Modern times: Eat, love, pray it all works out
We want to feed our kids the right stuff the instant that pregnancy test comes back positive. Concern is good. But fixating on food is dangerous

Abandon sushi and coffee. Eat spicy and the baby will like spicy (but not too spicy). Beer = bad. They drink wine in utero in France. Breast, right? Go organic. Get a blender. Put food in front of them and hope for the best. Make separate meals. They have to eat more. Together. They’re eating too much. Trans fats. Hide the avocado in the cupcakes. Sign up that teen for cooking classes. You do what? You don’t do what? You know nothing about motherly love.

The voices, internal and external, start in pregnancy and continue through to your progeny’s high-school graduation. How to feed a child is a huge, primal responsibility — I made this body, now I must sustain this body — that’s lately become a mystifying labyrinth. So much so that negotiating the care and feeding of offspring now comes with a slew of books and blogs advising anxious parents. My favourite title is the doomed-before-you-start How to Get Your Kid to Eat ... But Not Too Much.

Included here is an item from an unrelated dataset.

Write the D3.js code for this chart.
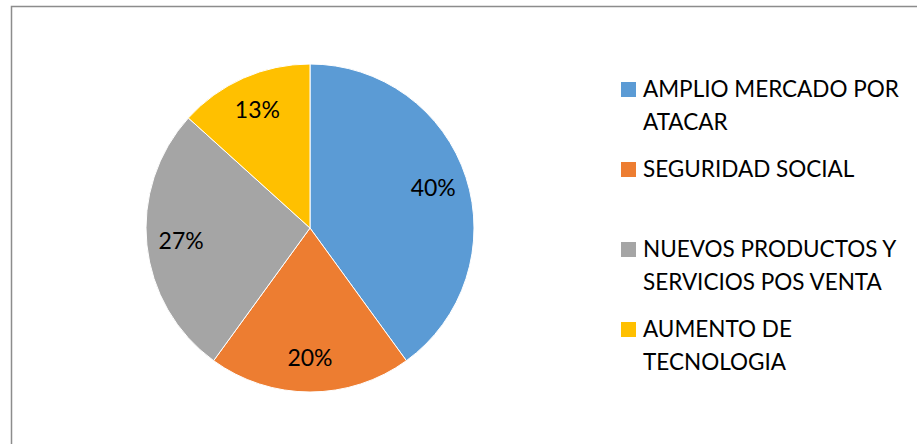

Of course, the source of the panic is serious. In Canada, childhood-obesity rates are on the rise. A 2007 government report concluded that one in four Canadian children is either overweight or obese, and the sobering ramifications include increased illness, a stressed-out health-care system and a generation that might not live as long as its parents.

Yet we receive this information from within a strange cultural divide: Fatty, processed foods and a screen-centric lifestyle may be making us hefty, but healthy, elaborately prepared food is as trendy as Twitter. Two decades ago, there was only one celebrity chef, Julia Child — back in vogue, thanks to Meryl Streep —but now a fleet of TV stars like Nigella Lawson advocate locally sourced, lovingly designed, slow-cooked family meals. Naked Chef Jamie Oliver campaigned to overthrow the British government’s flabby school-lunch programs, and two successful TV shows recorded the battle as entertainment.

This ideal of a locavore’s (preferably organic) home-cooked meal may be fashionable, and yet, as always with fashion, it’s mostly meaningless in real life. Earnest foodies worship Alice Waters, the California restaurateur and mother of the slow-food movement, but most of us bow down to Kraft, and a few of us to something in between, like Annie’s Organic Macaroni & Cheese, a brand whose slogan should be Feeble Gestures for Those Who Know Better But Are So Freakin’ Tired. Confronted with the buy-local movement, a hard-working friend who’s the father of a two-year-old sighed: “I wanted to try the 100-Mile Diet, but it turns out it doesn’t mean shopping within 100 miles of my house.” Choosing between the knowledge of eating right for the planet and our kids, and the slimness of our wallets, a sheepish hand might reach for the canned-in-Mexico corn (99 cents) instead of its pesticide-free, grown-next-door sibling ($3 an ear).